Friday, April 06, 2007

Thy Will be done

Dearly beloved in Christ

Last Sunday at the Palm Sunday liturgy, we began the sacred procession that leads us to Easter. Tonight, we stand on the threshold of the most holy Triduum. This triune day celebration, as I articulated last Sunday, represents the heart of the Christian mystery, the death and resurrection of Christ. Yet, before this was to take place, Christ desired to celebrate a Passover meal with his disciples.

This brings us to tonight’s celebration which, in some way, seems to move in two separate directions at the same time. On the one hand, we know from the second reading from Paul that this is the night Christ gave us our participation in his suffering and death on the cross which took place in that Passover meal. At it, he took bread, blessed it, broke it, and gave it saying, “Take…eat…this is my body.” In the say may he took the cup of his blood which was poured out for many. This must have been a very confusing statement for all his hearers that night which would only be understood the next day when his blood was literally poured out on the cross. We celebrated that altered Passover meal tonight in the action of the Eucharist and the concluding procession with the Eucharist ending in silent, humble adoration.

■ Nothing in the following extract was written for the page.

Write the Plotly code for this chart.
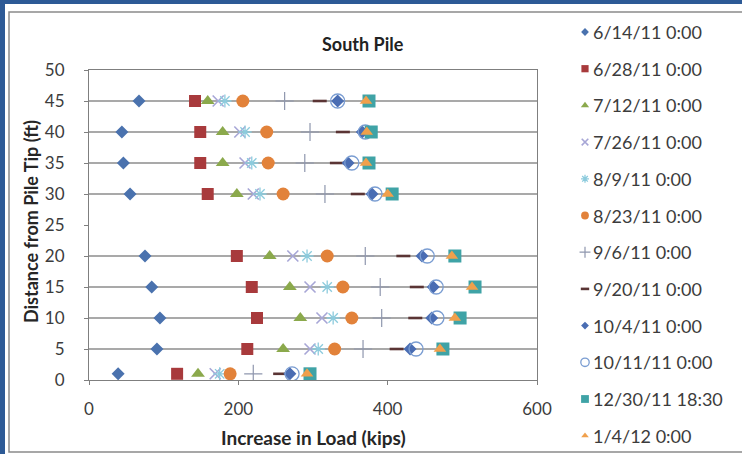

Coupled with this Eucharistic notion of Holy Thursday, we hear a gospel that only tangentially mentions a supper but is, instead, securely focused on the service Christ did for us on the cross. Jesus focuses us on this by washing the feet of his disciples, even stubborn old Peter. In turn, I will wash the chair of the parish council’s feet who will wash someone else’s feet. You may also come forward to wash each other’s feet in humble service. We can all imagine that, in a time in which sandals were lushury items and most people traveled by foot along the same path as animals, the feet we wash are far cleaner than the ones Jesus was washing in that dining hall.

This begs the question: What links the humble service of feet washing to the gifts of the Eucharist? Both are related to the cross, though I will focus more on that tomorrow at the Good Friday liturgy. It seems to me that both actions are lessons in the phrase “Thy will be done,” a phrase we pray each time we say that prayer Jesus taught us and one uttered by Our Lord in the garden of Gethsemane in prayer after this Passover meal.

Why did Christ suffer on the cross? Thy will be done
Why did Christ give us his body and blood in the Eucharist? Thy will be done.
Why do we bend down to wash the feet of each other this night? Thy will be done.
Why do we spend time in prayer each day and especially this night? Thy will be done.
Why do I need to love my enemies and pray for my persecutors? Thy will be done.
Thy will be done. Thy will be done. Thy will be done…

Wednesday, April 04, 2007

out of control

I am getting a different experience of Holy Week this year. I truly feel like everything is spinning out of control, like so much is happening that I can't even focus on the fact that this is the holiest week of the year. Please keep me in your prayers.

Monday, April 02, 2007

why prayer is not acting

Karol Józef Wojtyła was a great actor. In his homeland of Poland, he used drama, banned by the communists, to express his frustration with the oppressive Russian regime. By all accounts, he was a very animated actor. In fact, when Karol became Pope John Paul II he was known for two things. He was extremely outgoing in his evangelical/pastoral visits and in his World Youth Days. The famous scene of John Paul and the hockey stick is still remembered. But, when it came to prayer, he was extremely un-animated. He could have African dancers in procession but, at the heart of the prayer, it was always reverent. That's because the Pope understood that, while anything can lead us to prayer, fundamentally prayer is a movement of the heart accomplished by God best done in silent reverance. The more we try to add the more sloppy it gets and the more it deals with us praising ourselves and less about connecting with the God who calls us to be his people. I struggle with this during the reading of the passion. I'm a pretty animated person. I think that it's expected in a college atmosphere. But, am I really helping my parishioners connect to God or just to think that I'm a good singer/reader? How am I emptying myself so that Christ can fill me up?

Sunday, April 01, 2007

A brief homily or Palm Sunday

Given the length of today's mass, this was what I came up with for a homily....

This celebration of the Lord’s glorious entrance into Jerusalem on Palm Sunday begins a sacred procession through Holy Thursday and the Mass of the Lord’s Supper to Good Friday and the crucifixion and death of the Lord: Good Friday the one day that we are prohibited from celebrating mass, to the glory of Easter. I encourage you, if at all possible, to make room in your schedules this holy week as we gather at 7:00 Thursday and Friday and 8:30 next Saturday to remember these three great days in the life of our church. This is the week in the life of the Christian that gives meaning to the other weeks and celebrations during the year. Christmas would be meaningless without Easter. Sunday would not be the day of the S-O-N without these three days that seem like one long day. Our entire life as church hinges on these three days of chaos that begin with a transformed Seder meal in which Christ gives us his body and blood, moves to the unexpected trauma and tragedy of the innocent one who is crucified and dies, to the glory of the empty tomb. We enter into a process of celebration, mourning, and victory. We shall look on him whom we have pierced and truly know love.